Wednesday 8 August 2018

Kentford, Suffolk

St Mary, locked, keyholder listed was my 17th visit on the second hottest day of the year and I was hot and sweaty and feeling grumpy at finding it locked. I misread the keyholder notice, I'd left my reading glasses in the car, as "Kentford PO during opening hours" and since I didn't have a clue where the post office is situated I moved on to Newmarket cemetery. It was only when I was processing the externals that I realised the notice actually reads PH and that the keys are held at the pub just up the road! No matter, apart from the wallpaintings it holds little of import.

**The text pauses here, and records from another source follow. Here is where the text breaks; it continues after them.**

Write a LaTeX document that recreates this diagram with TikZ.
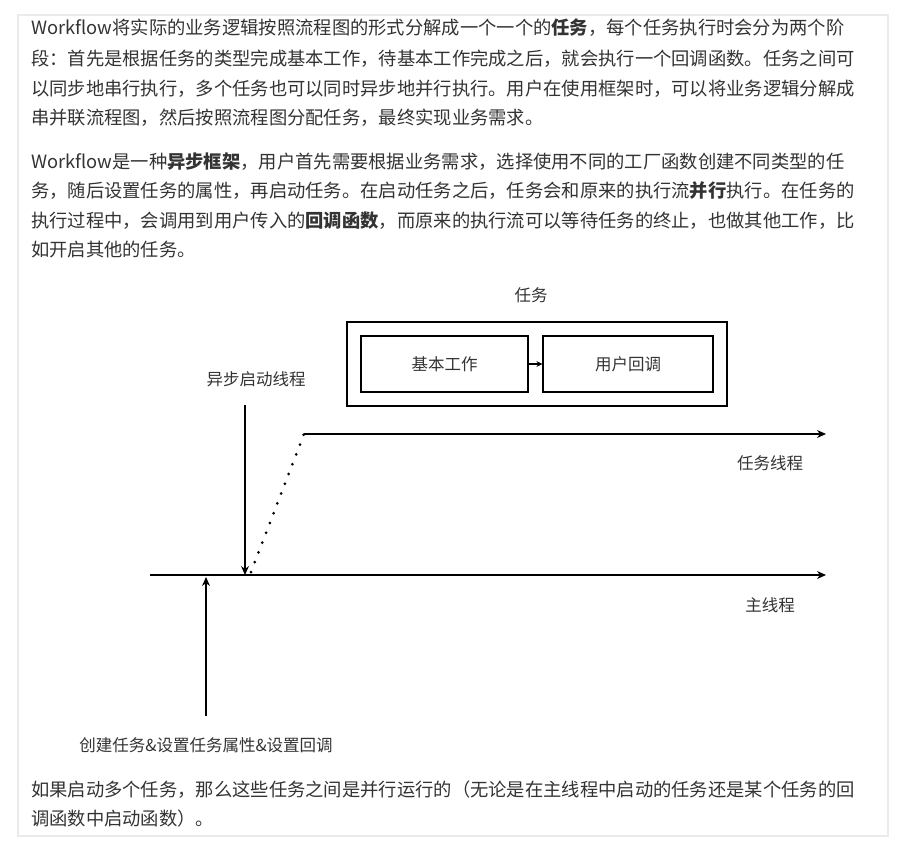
\documentclass[tikz,border=0pt]{standalone}
\usepackage{fontspec}
\setmainfont{Noto Sans CJK SC}
\usetikzlibrary{arrows.meta}
\definecolor{txt}{HTML}{333333}
\begin{document}
\begin{tikzpicture}[x=1pt,y=-1pt,
  para/.style={anchor=base west,inner sep=0,text=txt,font=\fontsize{18.3}{20}\selectfont},
  lbl/.style={inner sep=0,text=txt,font=\fontsize{16.5}{18}\selectfont},
  box/.style={draw=black,line width=1.2pt},
  arr/.style={line width=1.2pt,-{Stealth[length=9pt,width=8pt]}}]
\useasboundingbox (0,0) rectangle (906,849);
\fill[white] (0,0) rectangle (906,849);
\draw[black!8,line width=2pt] (18,15) rectangle (888,836);
\node[para] (p1) at (31,34) {Workflow将实际的业务逻辑按照流程图的形式分解成一个一个的\textbf{任务}，每个任务执行时会分为两个阶};
\node[para] (p2) at (31,65) {段：首先是根据任务的类型完成基本工作，待基本工作完成之后，就会执行一个回调函数。任务之间可};
\node[para] (p3) at (31,95) {以同步地串行执行，多个任务也可以同时异步地并行执行。用户在使用框架时，可以将业务逻辑分解成};
\node[para] (p4) at (31,124) {串并联流程图，然后按照流程图分配任务，最终实现业务需求。};
\node[para] (q1) at (31,168) {Workflow是一种\textbf{异步框架}，用户首先需要根据业务需求，选择使用不同的工厂函数创建不同类型的任};
\node[para] (q2) at (31,197) {务，随后设置任务的属性，再启动任务。在启动任务之后，任务会和原来的执行流\textbf{并行}执行。在任务的};
\node[para] (q3) at (31,227) {执行过程中，会调用到用户传入的\textbf{回调函数}，而原来的执行流可以等待任务的终止，也做其他工作，比};
\node[para] (q4) at (31,256) {如开启其他的任务。};
\node[para] (r1) at (31,796) {如果启动多个任务，那么这些任务之间是并行运行的（无论是在主线程中启动的任务还是某个任务的回};
\node[para] (r2) at (31,825) {调函数中启动函数）。};
% diagram
\node[lbl] (tt) at (531,295) {任务};
\node[box,minimum width=380pt,minimum height=84pt] (outer) at (537,364) {};
\node[box,minimum width=167pt,minimum height=56pt,lbl] (b1) at (444.5,364) {基本工作};
\node[box,minimum width=170pt,minimum height=56pt,lbl] (b2) at (628,364) {用户回调};
\draw[arr,-{Stealth[length=6pt,width=6pt]}] (b1) -- (b2);
\coordinate (m0) at (150,575); \coordinate (m1) at (826,575);
\draw[arr] (m0) -- (m1);
\coordinate (t0) at (304,434); \coordinate (t1) at (826,434);
\draw[arr] (t0) -- (t1);
\coordinate (d0) at (251,572);
\draw[line width=3pt,line cap=round,dash pattern=on 0pt off 10.5pt] (d0) -- (t0);
\node[lbl] (al) at (256,379) {异步启动线程};
\coordinate (a0) at (245,405); \coordinate (a1) at (245,575);
\draw[arr] (a0) -- (a1);
\node[lbl] (tl) at (770,463) {任务线程};
\node[lbl] (ml) at (770,605) {主线程};
\coordinate (c0) at (206,716); \coordinate (c1) at (206,577);
\draw[arr] (c0) -- (c1);
\node[lbl] (cl) at (206,745) {创建任务\&设置任务属性\&设置回调};
\end{tikzpicture}
\end{document}
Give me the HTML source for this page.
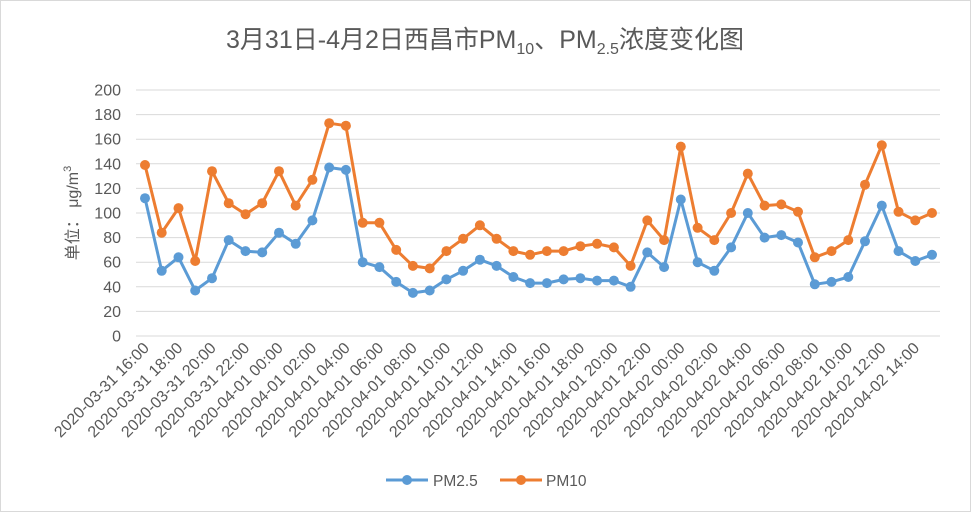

ST MARY. All Dec, except for the brick top of the tower. Much renewed. The most individual motif is the rose window of the tower, with a five-petalled rose in a circle. Dec also the chancel doorway and the E window (reticulated tracery). - BOX PEWS. - WALL PAINTINGS. Late C14, not easily seen. A badlydamaged St Christopher, the Seven Deadly Sins, the Seven Works of Mercy (cf. Hoxne for both), and, better preserved and quite impressive with its big figures, the Legend of the three Quick and the three Dead. - PLATE. Cup 1662.

St Mary the Virgin (3)

KENTFORD. Finely placed on a hill is its 14th century church, with a tiny 15th century porch and a lovely rose window through which the light would be falling when the news came from Bannockburn. There is an old chest, and traces of 500-year-old wall-paintings with three figures still plain to see.